Exercise directions. Leave out the pictures, and retype only the lines from the beginning of the material through the line that contains "from matplotlib.patches import Rectangle", including both.

-- Start Dataset content --

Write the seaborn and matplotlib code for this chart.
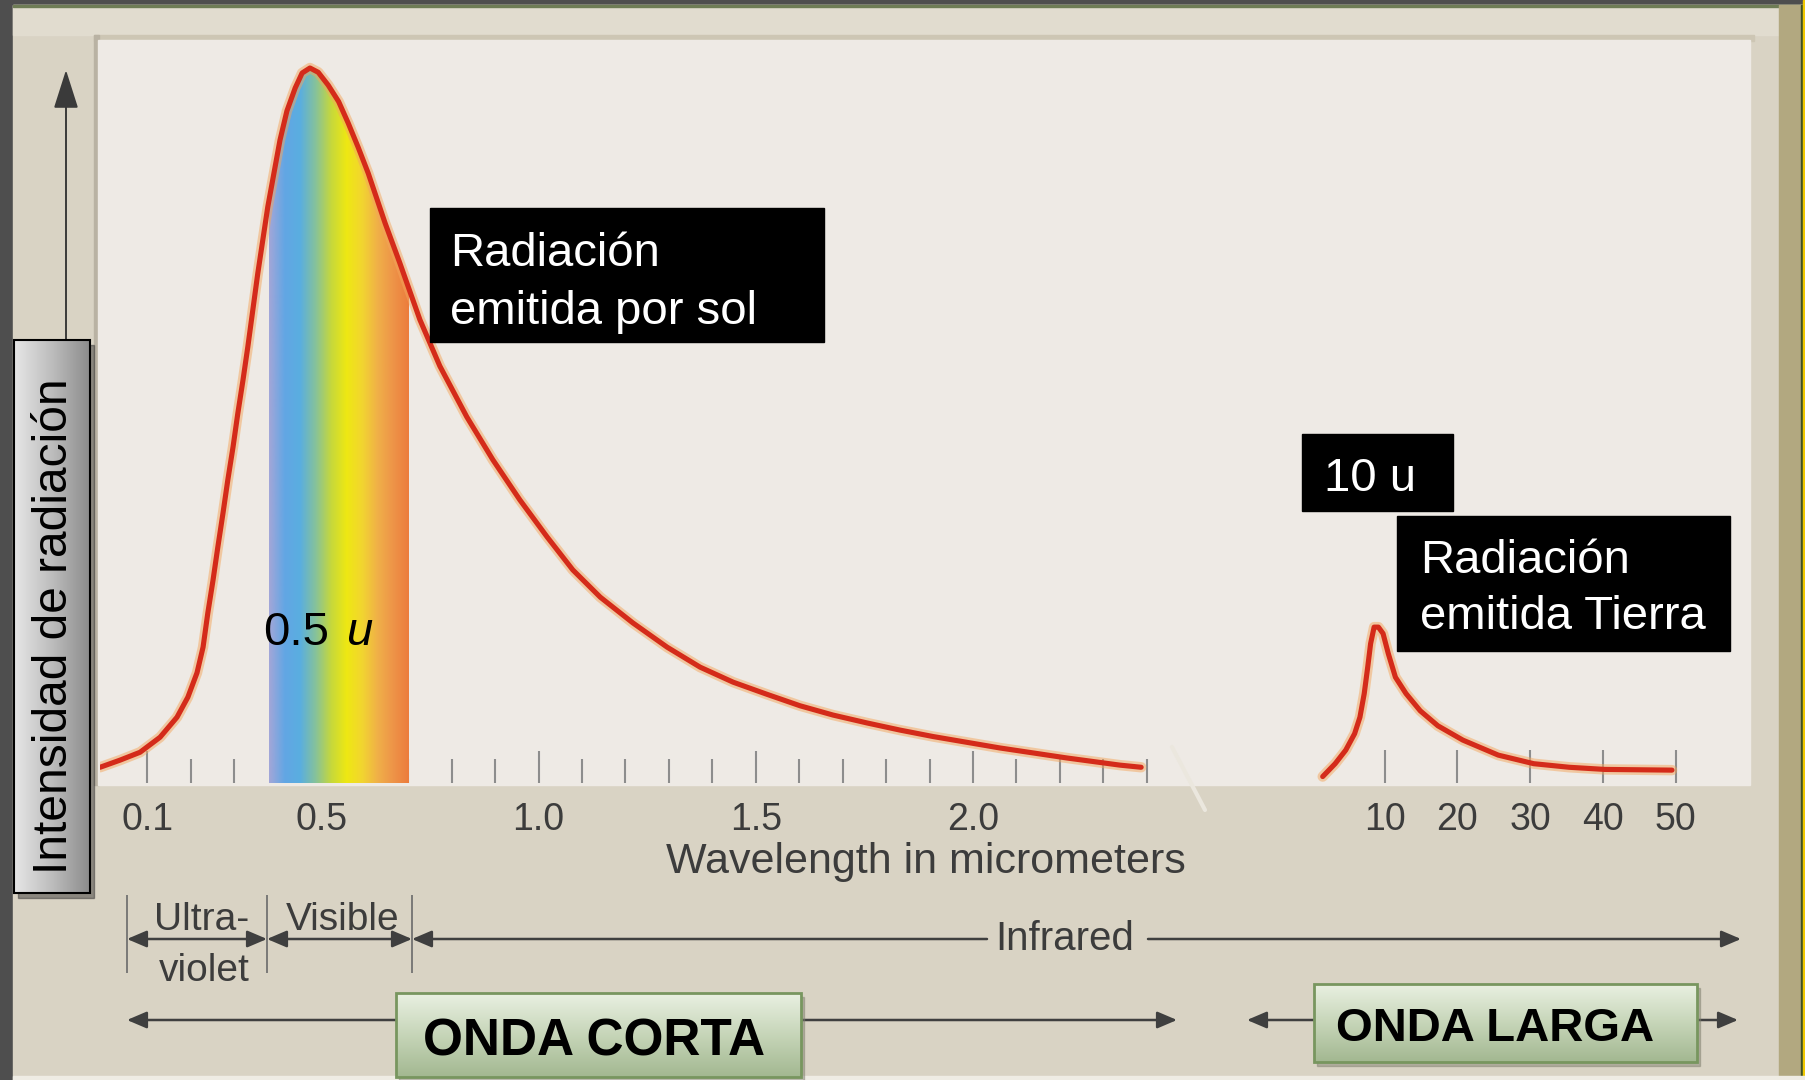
import numpy as np
import pandas as pd
import matplotlib.pyplot as plt
import seaborn as sns
from matplotlib.colors import LinearSegmentedColormap
from matplotlib.patches import Rectangle

# Sun emission curve: wavelength (micrometers) vs relative intensity
sun_wavelength = [-0.009, 0.037, 0.083, 0.129, 0.168, 0.193, 0.214, 0.228, 0.239, 0.251,
                  0.262, 0.274, 0.285, 0.297, 0.308, 0.320, 0.331, 0.354, 0.377, 0.405,
                  0.421, 0.440, 0.456, 0.474, 0.493, 0.516, 0.540, 0.562, 0.585, 0.608,
                  0.647, 0.681, 0.727, 0.773, 0.835, 0.895, 0.957, 1.020, 1.079, 1.142,
                  1.217, 1.296, 1.372, 1.448, 1.526, 1.602, 1.678, 1.756, 1.832, 1.908,
                  2.062, 2.216, 2.338, 2.387]
sun_intensity = [2.2, 3.2, 4.3, 6.4, 9.2, 12.0, 15.4, 19.0, 23.8, 28.4,
                 33.0, 37.8, 42.4, 47.0, 51.7, 56.4, 61.0, 71.3, 80.6, 89.9,
                 94.0, 97.2, 99.3, 100.0, 99.4, 97.6, 95.3, 92.3, 88.9, 85.3,
                 78.3, 72.7, 64.8, 58.3, 51.2, 45.2, 39.6, 34.4, 29.8, 26.0,
                 22.4, 19.0, 16.2, 14.1, 12.4, 10.8, 9.5, 8.4, 7.4, 6.5,
                 4.9, 3.5, 2.5, 2.2]

# Earth emission curve (long wave part of the axis)
earth_wavelength = [1.47, 3.18, 4.64, 5.86, 6.59, 7.18, 7.66, 8.06, 8.54, 9.13, 9.77,
                    10.49, 11.47, 12.93, 14.88, 17.31, 20.74, 25.61, 30.49, 35.36, 40.24, 49.5]
earth_intensity = [0.9, 2.7, 4.6, 6.9, 9.2, 12.5, 16.2, 19.5, 21.8, 21.8, 20.9,
                   18.1, 14.8, 12.5, 10.1, 8.0, 6.0, 3.9, 2.7, 2.2, 1.9, 1.8]

short_ticks = [0.1, 0.5, 1.0, 1.5, 2.0]
short_labels = ['0.1', '0.5', '1.0', '1.5', '2.0']
long_ticks = [10, 20, 30, 40, 50]
long_labels = ['10', '20', '30', '40', '50']

visible_band = (0.38, 0.70)
spectrum_colors = ['#a3a6d8', '#62a6e4', '#5aaee0', '#86c29a', '#c6d83c',
                   '#eee812', '#f2d530', '#f0b048', '#ee9448', '#ec7c3c']

W, H = 1806, 1080
sns.set_theme(style='white')
plt.rcParams['font.family'] = ['Liberation Sans', 'DejaVu Sans']

fig = plt.figure(figsize=(W / 100, H / 100), dpi=100)
fig.patch.set_facecolor('#4e4e4e')


def px_axes(x0, x1, y0, y1, z):
    # axes placed by pixel box, top-left origin
    return fig.add_axes([x0 / W, 1 - y1 / H, (x1 - x0) / W, (y1 - y0) / H], zorder=z)


# ---- background frame ----
bg = px_axes(0, W, 0, H, 0)
bg.axis('off')
bg.add_patch(Rectangle((13, 5), W - 13, H - 5, color='#d9d3c4'))
bg.add_patch(Rectangle((13, 5), W - 13, 30, color='#e1dccf'))
bg.add_patch(Rectangle((13, 5), W - 13, 2, color='#6e7c55'))
bg.add_patch(Rectangle((94, 35), 1660, 6, color='#cdc6b4'))
bg.add_patch(Rectangle((94, 35), 5, 750, color='#b9b2a3'))
bg.add_patch(Rectangle((98, 40), 1652, 745, color='#eeeae5'))
bg.add_patch(Rectangle((1779, 5), 22, H - 5, color='#b2a880'))
bg.add_patch(Rectangle((1801, 5), 2, H - 5, color='#3f5226'))
bg.add_patch(Rectangle((1803, 0), 3, H, color='#f0c800'))
bg.add_patch(Rectangle((13, H - 4), W - 13, 4, color='#efece4'))
# vertical axis arrow
bg.annotate('', xy=(66, 70), xytext=(66, 780),
            arrowprops=dict(arrowstyle='-|>,head_length=1.1,head_width=0.35', mutation_scale=22,
                            color='#3a3a3a', lw=1.4, shrinkA=0, shrinkB=0))
bg.set_xlim(0, W)
bg.set_ylim(H, 0)

# ---- short wave axes ----
y_bottom, y_scale, y_max = 783, 7.15, 103
y_top = y_bottom - y_max * y_scale
ax1 = px_axes(104 - 0.01 * 434.5, 104 + 2.45 * 434.5, y_top, y_bottom, 2)
ax1.set_facecolor('none')

grad = np.linspace(0, 1, 256).reshape(1, -1)
spec_cmap = LinearSegmentedColormap.from_list('spec', spectrum_colors)
im = ax1.imshow(grad, cmap=spec_cmap, extent=[visible_band[0], visible_band[1], 0, y_max],
                aspect='auto', origin='lower', interpolation='bilinear', zorder=1)
area = ax1.fill_between(sun_wavelength, sun_intensity, 0, color='none', lw=0)
im.set_clip_path(area.get_paths()[0], transform=ax1.transData)

sns.lineplot(x=sun_wavelength, y=sun_intensity, ax=ax1, color='#f3a65c', alpha=0.5,
             linewidth=7.5, sort=False, estimator=None, zorder=3)
sns.lineplot(x=sun_wavelength, y=sun_intensity, ax=ax1, color='#d42b1a',
             linewidth=3.7, sort=False, estimator=None, zorder=4)

minor = [round(v, 1) for v in np.arange(0.2, 2.45, 0.1) if round(v, 1) not in short_ticks]
ax1.set_xticks(short_ticks, short_labels)
ax1.set_xticks(minor, minor=True)
ax1.set_yticks([])
ax1.set_xlim(-0.01, 2.45)
ax1.set_ylim(0, y_max)
ax1.tick_params(axis='x', which='major', direction='in', bottom=True, length=23, width=1.5,
                color='#8d8d8d', labelsize=27, labelcolor='#3c3c3c', pad=14)
ax1.tick_params(axis='x', which='minor', direction='in', bottom=True, length=17, width=1.5,
                color='#8d8d8d')
ax1.set_xlabel('Wavelength in micrometers', fontsize=31, color='#3c3c3c')
ax1.xaxis.set_label_coords(0.773, -0.107)
ax1.xaxis.label.set_va('center')
for s in ax1.spines.values():
    s.set_visible(False)

# ---- long wave axes ----
ax2 = px_axes(1312, 1712, y_top, y_bottom, 2)
ax2.set_facecolor('none')
sns.lineplot(x=earth_wavelength, y=earth_intensity, ax=ax2, color='#f3a65c', alpha=0.5,
             linewidth=7.5, sort=False, estimator=None, zorder=3)
sns.lineplot(x=earth_wavelength, y=earth_intensity, ax=ax2, color='#d42b1a',
             linewidth=3.7, sort=False, estimator=None, zorder=4)
ax2.set_xticks(long_ticks, long_labels)
ax2.set_yticks([])
ax2.set_xlim(0, 55)
ax2.set_ylim(0, y_max)
ax2.tick_params(axis='x', which='major', direction='in', bottom=True, length=24, width=1.5,
                color='#8d8d8d', labelsize=27, labelcolor='#3c3c3c', pad=14)
for s in ax2.spines.values():
    s.set_visible(False)

# ---- overlay annotations ----
fg = px_axes(0, W, 0, H, 5)
fg.axis('off')

# axis break
fg.plot([1172, 1205], [747, 810], color='#ebe7de', lw=3)

# y label box
gray_cmap = LinearSegmentedColormap.from_list('g', ['#e6e6e6', '#bdbdbd', '#8c8c8c'])
fg.add_patch(Rectangle((18, 345), 76, 553, color='#2a2a2a', alpha=0.45, zorder=1))
fg.imshow(np.linspace(0, 1, 100).reshape(1, -1), cmap=gray_cmap, extent=[14, 90, 893, 340],
          aspect='auto', zorder=2)
fg.add_patch(Rectangle((14, 340), 76, 553, fill=False, ec='black', lw=1.5, zorder=3))
fg.text(55, 626, 'Intensidad de radiación', rotation=90, ha='center', va='center',
        fontsize=34.5, color='black', zorder=4)

# black label boxes
fg.add_patch(Rectangle((430, 208), 394, 134, color='black', zorder=3))
fg.text(450, 266, 'Radiación', color='white', fontsize=34, zorder=4)
fg.text(450, 324, 'emitida por sol', color='white', fontsize=34, zorder=4)
fg.add_patch(Rectangle((1302, 434), 151, 77, color='black', zorder=3))
fg.text(1324, 491, '10 u', color='white', fontsize=34, zorder=4)
fg.add_patch(Rectangle((1397, 516), 333, 135, color='black', zorder=3))
fg.text(1420, 573, 'Radiación', color='white', fontsize=34, zorder=4)
fg.text(1420, 629, 'emitida Tierra', color='white', fontsize=34, zorder=4)

fg.text(263, 645, '0.5', color='black', fontsize=34, zorder=4)
fg.text(346, 645, 'u', color='black', fontsize=34, style='italic', zorder=4)

# spectral regions
fg.vlines([127, 267, 412], 895, 973, color='#6a6a6a', lw=1.2)


def arrow(x0, x1, y, style):
    fg.annotate('', xy=(x1, y), xytext=(x0, y), zorder=0.8,
                arrowprops=dict(arrowstyle=style + ',head_length=0.75,head_width=0.32',
                                mutation_scale=16, color='#3f3f3f', lw=1.8,
                                shrinkA=0, shrinkB=0))


arrow(127, 267, 939, '<|-|>')
arrow(267, 412, 939, '<|-|>')
arrow(987, 412, 939, '-|>')
arrow(1148, 1741, 939, '-|>')
arrow(127, 1177, 1020, '<|-|>')
arrow(1247, 1738, 1020, '<|-|>')

txt = dict(ha='center', va='baseline', color='#3c3c3c', fontsize=28)
fg.text(202, 930, 'Ultra-', **txt)
fg.text(204, 981, 'violet', **txt)
fg.text(343, 930, 'Visible', **txt)
fg.text(1065, 950, 'Infrared', **{**txt, 'fontsize': 29})

# green wave boxes
green_cmap = LinearSegmentedColormap.from_list('gr', ['#e9f0e1', '#c6d5b8', '#a3b891'])


def green_box(x, y, w, h, label, size, cx, base):
    fg.add_patch(Rectangle((x + 3, y + 4), w, h, color='#7d7d6d', alpha=0.45, zorder=1))
    fg.imshow(np.linspace(0, 1, 100).reshape(-1, 1), cmap=green_cmap,
              extent=[x, x + w, y + h, y], aspect='auto', zorder=2)
    fg.add_patch(Rectangle((x, y), w, h, fill=False, ec='#78965f', lw=2, zorder=3))
    fg.text(cx, base, label, ha='center', va='baseline', fontsize=size, fontweight='bold',
            color='black', zorder=4)


green_box(396, 993, 405, 84, 'ONDA CORTA', 37, 594, 1055)
green_box(1314, 984, 383, 78, 'ONDA LARGA', 34, 1495, 1041)

fg.set_xlim(0, W)
fg.set_ylim(H, 0)

plt.savefig('out.png', dpi=100, facecolor=fig.get_facecolor())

-- End Dataset content --

Solved exercise.
Write the seaborn and matplotlib code for this chart.
import numpy as np
import pandas as pd
import matplotlib.pyplot as plt
import seaborn as sns
from matplotlib.colors import LinearSegmentedColormap
from matplotlib.patches import Rectangle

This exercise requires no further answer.